Гад плюнул себе под ноги:

— Гнев Божий страшнее любых слов. Бог тебе дал, он и заберет. Все отнимет у тебя. Опомнись, Соломон, пока еще не поздно — опомнись!

— Это пророчишь мне ты, человек, или Бог сейчас говорит устами твоими? — Соломон побледнел, на его виске родилась, набухла, покатилась по щеке капля пота.

— Это говорю тебе я, человек, когда заговорит Бог, поздно будет что-то менять.

— Хорошо, я услышал вас. А теперь прошу услышать меня. — Голос его стал вкрадчивым, тихим, примирительным. — Разве мог бы я без веры построить Храм, разве мог бы я без веры вершить в стране правосудие?

Вера моя сегодня сильна, как никогда раньше. Но и справедливость во мне не менее сильна и вопит голосом громким. Я недавно говорил с мореплавателями, что ходили в землю Офир. Много испытаний было на их пути, много лишений претерпели они. И знаете, что было самым тяжелым для них? Не скудость воды и пищи, не болезни и опасности, не жара и холод, а невозможность праздновать и горевать вместе с народом своим, приносить всесожжения Богу нашему великому! Так говорил мне каждый из них, говорил не ради похвалы и награды, а от сердца своего и по вере своей.

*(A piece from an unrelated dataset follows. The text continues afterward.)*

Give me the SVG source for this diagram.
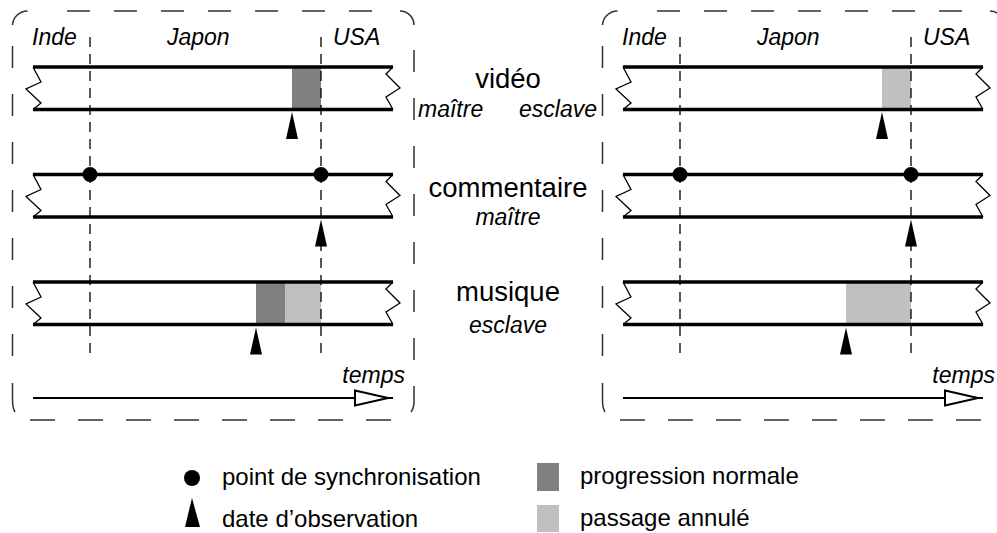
<svg xmlns="http://www.w3.org/2000/svg" xmlns:xlink="http://www.w3.org/1999/xlink" width="997" height="533" viewBox="0 0 997 533">
<style>
.frame{fill:none;stroke:#333;stroke-width:1.5}
.tape{stroke:#000;stroke-width:3.6;fill:none}
.zig{stroke:#000;stroke-width:1.3;fill:none;stroke-linejoin:miter}
.vdash{stroke:#000;stroke-width:1.3;stroke-dasharray:10 7;fill:none}
.dark{fill:#808080}
.light{fill:#c0c0c0}
.it{font-family:"Liberation Sans",Arial,sans-serif;font-style:italic;font-size:23px;fill:#000}
.title{font-family:"Liberation Sans",Arial,sans-serif;font-size:27.5px;fill:#000;text-anchor:middle}
.leg{font-family:"Liberation Sans",Arial,sans-serif;font-size:24px;fill:#000}
</style>
<defs>
<g id="tapeShape">
<line class="tape" x1="33" y1="0" x2="393" y2="0"/>
<line class="tape" x1="33" y1="42.5" x2="393" y2="42.5"/>
<path class="zig" d="M33,0 L41,15 L26,22 L41,36 L33,42.5"/>
<path class="zig" d="M393,0 L386,7 L400,21 L386,30 L393,42.5"/>
</g>
<g id="frameShape">
<path class="frame" d="M12.5,25 A15,15 0 0 1 27.5,11"/>
<line class="frame" x1="67" y1="11" x2="375" y2="11" stroke-dasharray="23 24"/>
<path class="frame" d="M400,11 A14,14 0 0 1 414,25"/>
<line class="frame" x1="12.5" y1="46" x2="12.5" y2="380" stroke-dasharray="22 26"/>
<path class="frame" d="M12.5,383 L12.5,400 Q12.5,408 15,412"/>
<line class="frame" x1="30" y1="420" x2="392" y2="420" stroke-dasharray="25 23"/>
<line class="frame" x1="414" y1="50" x2="414" y2="384" stroke-dasharray="22 26"/>
<path class="frame" d="M414,386 L414,402 Q414,408 411,412"/>
</g>
<g id="obs"><polygon points="0,0 -6,27 6,27" fill="#000"/></g>
<g id="timeAxis">
<line x1="33" y1="398" x2="393" y2="398" stroke="#000" stroke-width="2"/>
<polygon points="355,390.5 388,398 355,405.5" fill="#fff" stroke="#000" stroke-width="2"/>
</g>
</defs>

<g id="panel-left">
<use xlink:href="#frameShape"/>
<text class="it" x="32" y="45">Inde</text>
<text class="it" x="167" y="45">Japon</text>
<text class="it" x="333" y="45">USA</text>
<g id="left-video">
<rect class="dark" x="292" y="67" width="29" height="42.5"/>
<use xlink:href="#tapeShape" transform="translate(0,67)"/>
</g>
<g id="left-commentaire">
<use xlink:href="#tapeShape" transform="translate(0,174.5)"/>
</g>
<g id="left-musique">
<rect class="dark" x="256" y="282" width="29" height="42.5"/>
<rect class="light" x="285" y="282" width="36" height="42.5"/>
<use xlink:href="#tapeShape" transform="translate(0,282)"/>
</g>
<line class="vdash" x1="90" y1="37" x2="90" y2="356"/>
<line class="vdash" x1="321" y1="37" x2="321" y2="356"/>
<circle cx="90" cy="174.5" r="7.5" fill="#000"/>
<circle cx="321" cy="174.5" r="7.5" fill="#000"/>
<use xlink:href="#obs" transform="translate(292,112)"/>
<use xlink:href="#obs" transform="translate(321,219.5)"/>
<use xlink:href="#obs" transform="translate(256,327.5)"/>
<use xlink:href="#timeAxis"/>
<text class="it" x="405" y="383" text-anchor="end">temps</text>
</g>

<g id="panel-right">
<use xlink:href="#frameShape" transform="translate(590,0)"/>
<text class="it" x="622" y="45">Inde</text>
<text class="it" x="757" y="45">Japon</text>
<text class="it" x="923" y="45">USA</text>
<g id="right-video">
<rect class="light" x="882" y="67" width="29" height="42.5"/>
<use xlink:href="#tapeShape" transform="translate(590,67)"/>
</g>
<g id="right-commentaire">
<use xlink:href="#tapeShape" transform="translate(590,174.5)"/>
</g>
<g id="right-musique">
<rect class="light" x="846" y="282" width="65" height="42.5"/>
<use xlink:href="#tapeShape" transform="translate(590,282)"/>
</g>
<line class="vdash" x1="680" y1="37" x2="680" y2="356"/>
<line class="vdash" x1="911" y1="37" x2="911" y2="356"/>
<circle cx="680" cy="174.5" r="7.5" fill="#000"/>
<circle cx="911" cy="174.5" r="7.5" fill="#000"/>
<use xlink:href="#obs" transform="translate(882,112)"/>
<use xlink:href="#obs" transform="translate(911,219.5)"/>
<use xlink:href="#obs" transform="translate(846,327.5)"/>
<use xlink:href="#timeAxis" transform="translate(590,0)"/>
<text class="it" x="995" y="383" text-anchor="end">temps</text>
</g>

<g id="track-labels">
<text class="title" x="508" y="88">vidéo</text>
<text class="it" x="418" y="117">maître</text>
<text class="it" x="597" y="117" text-anchor="end">esclave</text>
<text class="title" x="508" y="197">commentaire</text>
<text class="it" x="508" y="225" text-anchor="middle">maître</text>
<text class="title" x="508" y="301">musique</text>
<text class="it" x="508" y="333" text-anchor="middle">esclave</text>
</g>

<g id="legend">
<circle cx="192" cy="478" r="8" fill="#000"/>
<text class="leg" x="222" y="485">point de synchronisation</text>
<polygon points="192,498 185,527 200,527" fill="#000"/>
<text class="leg" x="222" y="527">date d’observation</text>
<rect class="dark" x="537" y="463" width="22" height="28"/>
<text class="leg" x="580" y="484">progression normale</text>
<rect class="light" x="537" y="505" width="22" height="27"/>
<text class="leg" x="580" y="526">passage annulé</text>
</g>
</svg>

Народ Израиля — особый народ, мы знаем истину, которая есть наш Бог. Поэтому мы сильны сегодня, как никогда ранее, поэтому будем жить под небом, пока будет с нами пребывать дух Бога нашего, а значит, во веки вечные. Я знаю это, и в знании этом непоколебим!

Но, чем больше крепла во мне вера, не слепая, как голос крови, а осознанная и выстраданная, тем больше думал я: почему народы другие не постигли Единого, почему Он не внушил им тот трепет, который испытываем мы перед величием Его, почему не обратил их в прах за поклонение мерзким идолам? Бог не стал для них судьею. Но это хотите сделать вы! Хотите вершить суд над иноверцами, от имени Бога и заменяя Его.

Голос Соломона окреп, за несколько мгновений вырос от вкрадчивого шепота до обличающего крика. Внезапно он оборвался, повис в напряженном воздухе, остановился над сжавшимися фигурами пророка и первосвященника. И тишина, последовавшая за этим, была на пределе человеческих сил…

— Нам нет дела до других народов, как не вправе мы судить о замыслах Божьих. Это грех, большой грех! — прервал мучительную тишину Садок.

Соломон подошел к первосвященнику, обнял его за плечи:

— Не ссоры ищу я с вами, а понимания, — тихо произнес он. — Но разве меньший грех лишать веры других людей? Разве не помогли нам финикийцы построить Храм Богу Единому? Мы, приглашая их в Иерусалим, разве не знали, что они другой веры? Только Бог может судить людей за веру их, только Бог, но не смертные люди. Мы же можем судить только за грехи человеческие. И мы сегодня не можем изгнать всех чужеземцев из страны нашей, тем более лишить их права верить в то, во что они верят. Но веру истинную нужно укреплять, чтобы народ наш, глядя на язычников, не усомнился в ней и не поколебался. Я очень долго думал над этим. Священники и левиты должны отрабатывать хлеб свой, должны слепую веру в народе сделать осознанной. Мой великий отец, Давид, написал много прекрасных песен во славу Господа, да и я, хоть не обладаю даром Давида, тоже попытался восславить Сущего. Почему бы нам не исполнять их в Храме во время богослужений? Почему не дать народу Израиля насладиться пением во имя великого Бога нашего? Разве слово не бывает иногда сильнее и острее меча, разве не способно оно карать или миловать больше, чем самый суровый или мягкий приговор суда? Давайте же вместо того, чтобы воевать с несколькими жалкими и ничтожными капищами, сделаем непоколебимой веру в народе нашем, тогда презрение к мерзости языческой будет в нем сильно не страхом, а пониманием!